When the time for firing comes, artists arrange their raw pieces inside the kiln, mindful of placement, proximity to other pieces as well as to the wood, and method of loading (either tumble stacked or arranged on shelves). This exacting process can take anywhere from hours to days. Then the firing begins — a communal effort in which typically six to eight artists rotate in shifts around the clock, stoking the fire with cord after cord of wood to keep it raging for days. The process is random and organic, the outcome entirely a function of constant direct contact of flame and ash with clay.

Sixty-seven-year-old Hiroshi Ogawa began his journey in 1959 when he threw his first pot, and it has since carried him to the fulfillment of a dream: Hikarigama, his own wood-fired kiln. Hikari means “light” or “illumination,” and gama means “kiln.” When asked whether he owns Hikarigama or it owns him, this unassuming man doesn’t have to deliberate. “We are partners,” he says of the massive, two-chambered anagama kiln that he designed and constructed (Anagama is an ancient style of kiln that hails from Asia.) Alongside Ogawa’s Elkton, Oregon, farmhouse — where the abovementioned gathering took place — the twenty-five-foot-long kiln climbs a hillside, pulling the wood flames up through a six-foot-wide tunnel past the clay forms inside.
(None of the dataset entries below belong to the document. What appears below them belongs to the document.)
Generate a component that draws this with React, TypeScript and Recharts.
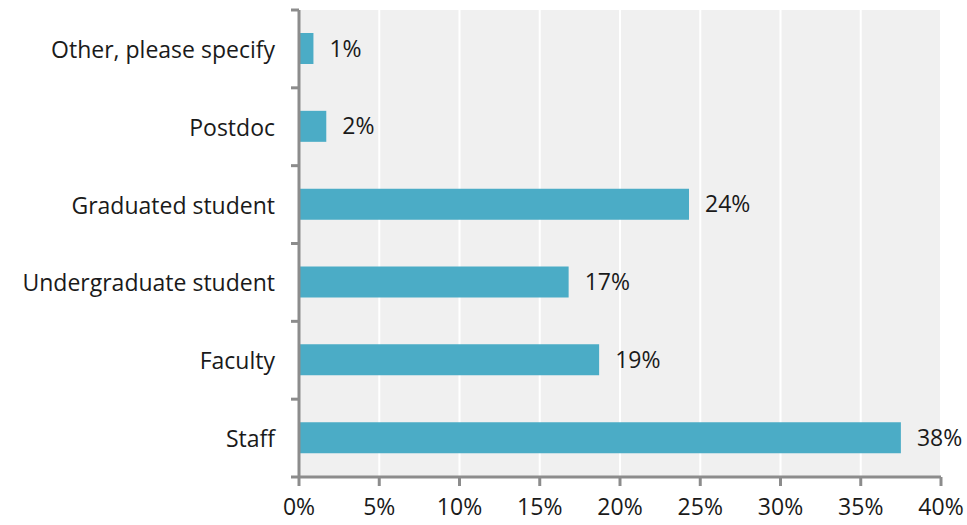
import { BarChart, Bar, XAxis, YAxis, CartesianGrid, LabelList } from "recharts";

const categories = [
  "Other, please specify",
  "Postdoc",
  "Graduated student",
  "Undergraduate student",
  "Faculty",
  "Staff",
];
const shares = [0.9, 1.7, 24.3, 16.8, 18.7, 37.5];
const xTicks = [0, 5, 10, 15, 20, 25, 30, 35, 40];

const data = categories.map((name, i) => ({ name, value: shares[i] }));

const FONT = "'Open Sans', 'Noto Sans', sans-serif";
const FONT_SIZE = 23;
const axisColor = "#8c8c8c";
const textColor = "#1a1a1a";

const W = 967;
const H = 525;
const margin = { top: 10, right: 26, bottom: 0, left: 0 };
const xAxisHeight = 48;
const yAxisWidth = 299;
const labelGap = 24;
const bandHalf = (H - margin.top - margin.bottom - xAxisHeight) / categories.length / 2;

// category label plus a tick mark on the band boundaries (like the original)
function CategoryTick(props: any) {
  const { x, y, payload, index } = props;
  const axisX = x + labelGap;
  return (
    <g>
      <text
        x={x}
        y={y}
        textAnchor="end"
        dominantBaseline="central"
        fontSize={FONT_SIZE}
        fill={textColor}
        fontFamily={FONT}
      >
        {payload.value}
      </text>
      <line x1={axisX - 8} x2={axisX} y1={y - bandHalf} y2={y - bandHalf} stroke={axisColor} strokeWidth={3} />
      {index === categories.length - 1 && (
        <line x1={axisX - 8} x2={axisX} y1={y + bandHalf} y2={y + bandHalf} stroke={axisColor} strokeWidth={3} />
      )}
    </g>
  );
}

export default function App() {
  return (
    <div style={{ position: "absolute", left: 0, top: 0, fontFamily: FONT }}>
      <BarChart width={W} height={H} data={data} layout="vertical" margin={margin} barSize={31}>
        <CartesianGrid horizontal={false} stroke="#ffffff" strokeWidth={2} fill="#f0f0f0" />
        <XAxis
          type="number"
          domain={[0, 40]}
          ticks={xTicks}
          tickFormatter={(v: number) => `${v}%`}
          height={xAxisHeight}
          tickSize={9}
          tickMargin={13}
          axisLine={{ stroke: axisColor, strokeWidth: 3 }}
          tickLine={{ stroke: axisColor, strokeWidth: 3 }}
          tick={{ fontSize: FONT_SIZE, fill: textColor, fontFamily: FONT }}
          interval={0}
        />
        <YAxis
          type="category"
          dataKey="name"
          width={yAxisWidth}
          axisLine={{ stroke: axisColor, strokeWidth: 3 }}
          tickLine={false}
          tickSize={0}
          tickMargin={labelGap}
          tick={<CategoryTick />}
          interval={0}
        />
        <Bar dataKey="value" fill="#4bacc6" isAnimationActive={false}>
          <LabelList
            dataKey="value"
            position="right"
            offset={16}
            formatter={(v: number) => `${Math.round(v)}%`}
            style={{ fontSize: FONT_SIZE, fill: textColor, fontFamily: FONT }}
          />
        </Bar>
      </BarChart>
    </div>
  );
}
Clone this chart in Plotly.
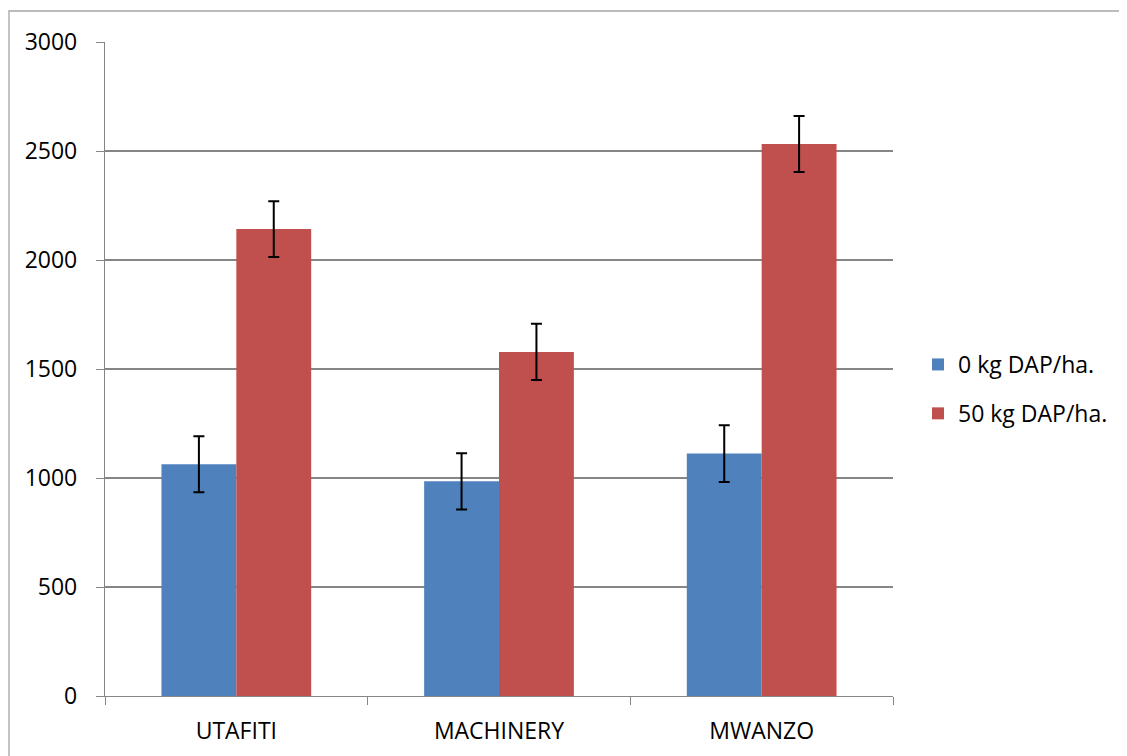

Ogawa describes the wood-firing process as an exercise in letting go. The many ingredients inside the kiln — temperature, flame path, placement, space, duration, the variety of wood, the type of clay, and the shape of the piece and its surface treatments — combine in a complex recipe that determines the outcome of each piece. The earthy tones of the melted ash, the understated blushes, the showy flashes and the crystalline surface textures are all nature’s contributions.

John Harris, an Auburn ceramics artist, likes to work with asymmetrical forms for the different flame paths and more unpredictable patterns and finishes that result. Harris keeps the flames on his work for up to a hundred hours, but some kilns fire for a week or longer. Once the firing process has run its course, the kiln must cool down for several days before it is opened.

A newly fired piece, even if it’s a familiar form, is always a revelation. Roger Ward of Tacoma, a collector and an avid fan of the wood-firing process, attends kiln openings whenever he can. He explains that his fascination with the medium centers on the fact that so much is left to chance. “Each firing brings out different characteristics of the clay, and no one, not even the artist, can anticipate the glaze or the outcome. Whenever I attend a kiln opening, the artists are as excited as kids on Christmas morning.”